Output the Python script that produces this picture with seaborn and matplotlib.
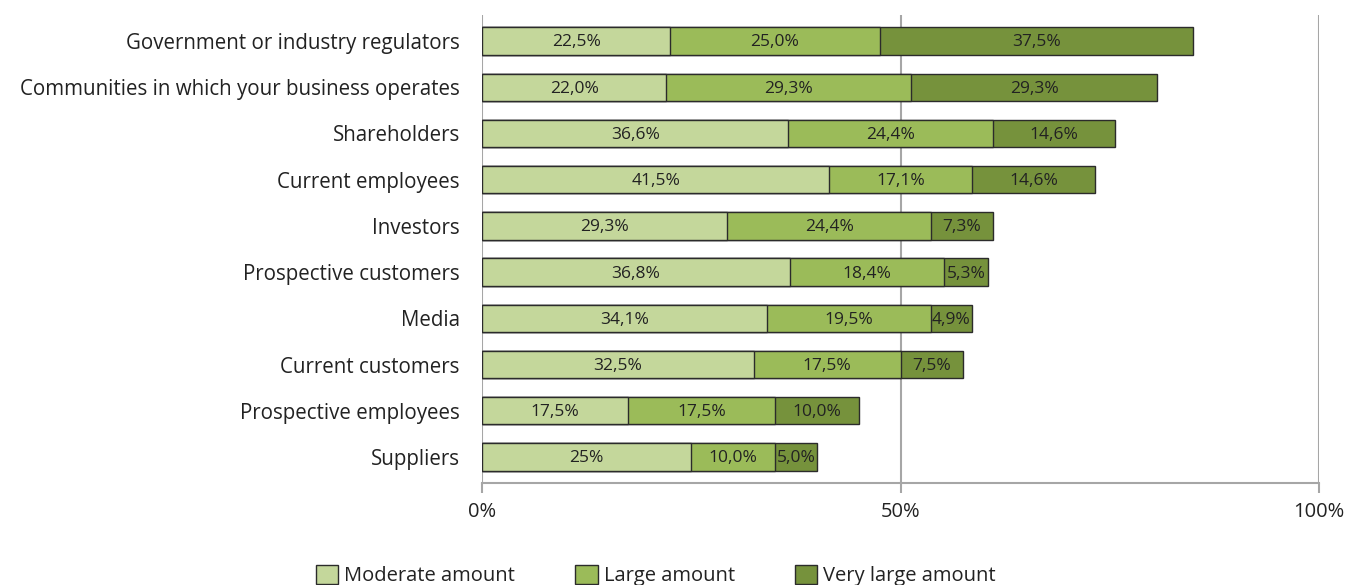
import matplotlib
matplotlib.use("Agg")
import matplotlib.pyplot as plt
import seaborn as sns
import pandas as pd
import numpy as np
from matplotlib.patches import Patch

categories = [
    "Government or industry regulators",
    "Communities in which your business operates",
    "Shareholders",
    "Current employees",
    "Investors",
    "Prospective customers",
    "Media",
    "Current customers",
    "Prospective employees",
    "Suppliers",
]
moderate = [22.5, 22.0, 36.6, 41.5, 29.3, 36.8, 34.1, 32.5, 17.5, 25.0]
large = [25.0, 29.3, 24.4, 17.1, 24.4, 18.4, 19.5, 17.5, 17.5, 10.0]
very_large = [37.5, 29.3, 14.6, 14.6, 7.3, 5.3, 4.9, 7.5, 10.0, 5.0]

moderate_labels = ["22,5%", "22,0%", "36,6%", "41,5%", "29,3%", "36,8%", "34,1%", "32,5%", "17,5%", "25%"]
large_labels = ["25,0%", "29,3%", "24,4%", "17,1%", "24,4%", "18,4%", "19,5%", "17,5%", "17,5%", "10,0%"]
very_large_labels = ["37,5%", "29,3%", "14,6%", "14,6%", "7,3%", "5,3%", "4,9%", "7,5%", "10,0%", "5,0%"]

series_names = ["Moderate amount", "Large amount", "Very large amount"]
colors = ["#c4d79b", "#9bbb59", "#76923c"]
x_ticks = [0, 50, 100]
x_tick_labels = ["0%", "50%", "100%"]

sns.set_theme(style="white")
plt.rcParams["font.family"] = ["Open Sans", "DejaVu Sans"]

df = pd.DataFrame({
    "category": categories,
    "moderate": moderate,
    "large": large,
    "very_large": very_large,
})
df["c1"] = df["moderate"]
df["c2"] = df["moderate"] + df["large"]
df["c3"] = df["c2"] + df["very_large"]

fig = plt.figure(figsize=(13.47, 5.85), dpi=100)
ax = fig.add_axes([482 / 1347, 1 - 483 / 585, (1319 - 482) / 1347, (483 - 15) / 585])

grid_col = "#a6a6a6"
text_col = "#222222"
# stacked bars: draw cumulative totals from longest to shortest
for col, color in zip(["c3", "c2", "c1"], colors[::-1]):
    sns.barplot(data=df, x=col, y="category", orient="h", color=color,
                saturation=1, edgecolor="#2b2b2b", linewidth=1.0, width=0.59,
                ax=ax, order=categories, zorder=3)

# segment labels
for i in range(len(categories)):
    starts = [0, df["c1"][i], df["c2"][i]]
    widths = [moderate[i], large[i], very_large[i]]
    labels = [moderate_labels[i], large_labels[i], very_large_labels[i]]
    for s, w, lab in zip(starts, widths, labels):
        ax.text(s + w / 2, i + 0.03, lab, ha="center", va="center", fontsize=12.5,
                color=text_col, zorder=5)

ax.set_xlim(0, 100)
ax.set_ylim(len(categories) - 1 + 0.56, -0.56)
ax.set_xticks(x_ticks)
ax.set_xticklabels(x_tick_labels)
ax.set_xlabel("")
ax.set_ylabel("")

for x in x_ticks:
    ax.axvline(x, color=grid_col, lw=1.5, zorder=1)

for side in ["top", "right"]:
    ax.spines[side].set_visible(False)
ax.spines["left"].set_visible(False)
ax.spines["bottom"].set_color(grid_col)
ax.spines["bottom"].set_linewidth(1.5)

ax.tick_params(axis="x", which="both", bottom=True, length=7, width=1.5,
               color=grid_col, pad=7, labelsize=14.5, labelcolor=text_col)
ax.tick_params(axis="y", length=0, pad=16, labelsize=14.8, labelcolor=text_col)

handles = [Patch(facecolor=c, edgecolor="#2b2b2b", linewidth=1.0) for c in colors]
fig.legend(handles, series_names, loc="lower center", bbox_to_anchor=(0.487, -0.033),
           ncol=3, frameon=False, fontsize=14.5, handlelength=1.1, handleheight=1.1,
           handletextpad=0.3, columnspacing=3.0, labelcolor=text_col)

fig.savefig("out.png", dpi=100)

++++++++++++++++++++

**DIRECTIONS**
Copy the listing in full and without alteration, omitting every picture.

**TASK RESPONSE**
Output the Python script that produces this picture with seaborn and matplotlib.
import matplotlib
matplotlib.use("Agg")
import matplotlib.pyplot as plt
import seaborn as sns
import pandas as pd
import numpy as np
from matplotlib.patches import Patch

categories = [
    "Government or industry regulators",
    "Communities in which your business operates",
    "Shareholders",
    "Current employees",
    "Investors",
    "Prospective customers",
    "Media",
    "Current customers",
    "Prospective employees",
    "Suppliers",
]
moderate = [22.5, 22.0, 36.6, 41.5, 29.3, 36.8, 34.1, 32.5, 17.5, 25.0]
large = [25.0, 29.3, 24.4, 17.1, 24.4, 18.4, 19.5, 17.5, 17.5, 10.0]
very_large = [37.5, 29.3, 14.6, 14.6, 7.3, 5.3, 4.9, 7.5, 10.0, 5.0]

moderate_labels = ["22,5%", "22,0%", "36,6%", "41,5%", "29,3%", "36,8%", "34,1%", "32,5%", "17,5%", "25%"]
large_labels = ["25,0%", "29,3%", "24,4%", "17,1%", "24,4%", "18,4%", "19,5%", "17,5%", "17,5%", "10,0%"]
very_large_labels = ["37,5%", "29,3%", "14,6%", "14,6%", "7,3%", "5,3%", "4,9%", "7,5%", "10,0%", "5,0%"]

series_names = ["Moderate amount", "Large amount", "Very large amount"]
colors = ["#c4d79b", "#9bbb59", "#76923c"]
x_ticks = [0, 50, 100]
x_tick_labels = ["0%", "50%", "100%"]

sns.set_theme(style="white")
plt.rcParams["font.family"] = ["Open Sans", "DejaVu Sans"]

df = pd.DataFrame({
    "category": categories,
    "moderate": moderate,
    "large": large,
    "very_large": very_large,
})
df["c1"] = df["moderate"]
df["c2"] = df["moderate"] + df["large"]
df["c3"] = df["c2"] + df["very_large"]

fig = plt.figure(figsize=(13.47, 5.85), dpi=100)
ax = fig.add_axes([482 / 1347, 1 - 483 / 585, (1319 - 482) / 1347, (483 - 15) / 585])

grid_col = "#a6a6a6"
text_col = "#222222"
# stacked bars: draw cumulative totals from longest to shortest
for col, color in zip(["c3", "c2", "c1"], colors[::-1]):
    sns.barplot(data=df, x=col, y="category", orient="h", color=color,
                saturation=1, edgecolor="#2b2b2b", linewidth=1.0, width=0.59,
                ax=ax, order=categories, zorder=3)

# segment labels
for i in range(len(categories)):
    starts = [0, df["c1"][i], df["c2"][i]]
    widths = [moderate[i], large[i], very_large[i]]
    labels = [moderate_labels[i], large_labels[i], very_large_labels[i]]
    for s, w, lab in zip(starts, widths, labels):
        ax.text(s + w / 2, i + 0.03, lab, ha="center", va="center", fontsize=12.5,
                color=text_col, zorder=5)

ax.set_xlim(0, 100)
ax.set_ylim(len(categories) - 1 + 0.56, -0.56)
ax.set_xticks(x_ticks)
ax.set_xticklabels(x_tick_labels)
ax.set_xlabel("")
ax.set_ylabel("")

for x in x_ticks:
    ax.axvline(x, color=grid_col, lw=1.5, zorder=1)

for side in ["top", "right"]:
    ax.spines[side].set_visible(False)
ax.spines["left"].set_visible(False)
ax.spines["bottom"].set_color(grid_col)
ax.spines["bottom"].set_linewidth(1.5)

ax.tick_params(axis="x", which="both", bottom=True, length=7, width=1.5,
               color=grid_col, pad=7, labelsize=14.5, labelcolor=text_col)
ax.tick_params(axis="y", length=0, pad=16, labelsize=14.8, labelcolor=text_col)

handles = [Patch(facecolor=c, edgecolor="#2b2b2b", linewidth=1.0) for c in colors]
fig.legend(handles, series_names, loc="lower center", bbox_to_anchor=(0.487, -0.033),
           ncol=3, frameon=False, fontsize=14.5, handlelength=1.1, handleheight=1.1,
           handletextpad=0.3, columnspacing=3.0, labelcolor=text_col)

fig.savefig("out.png", dpi=100)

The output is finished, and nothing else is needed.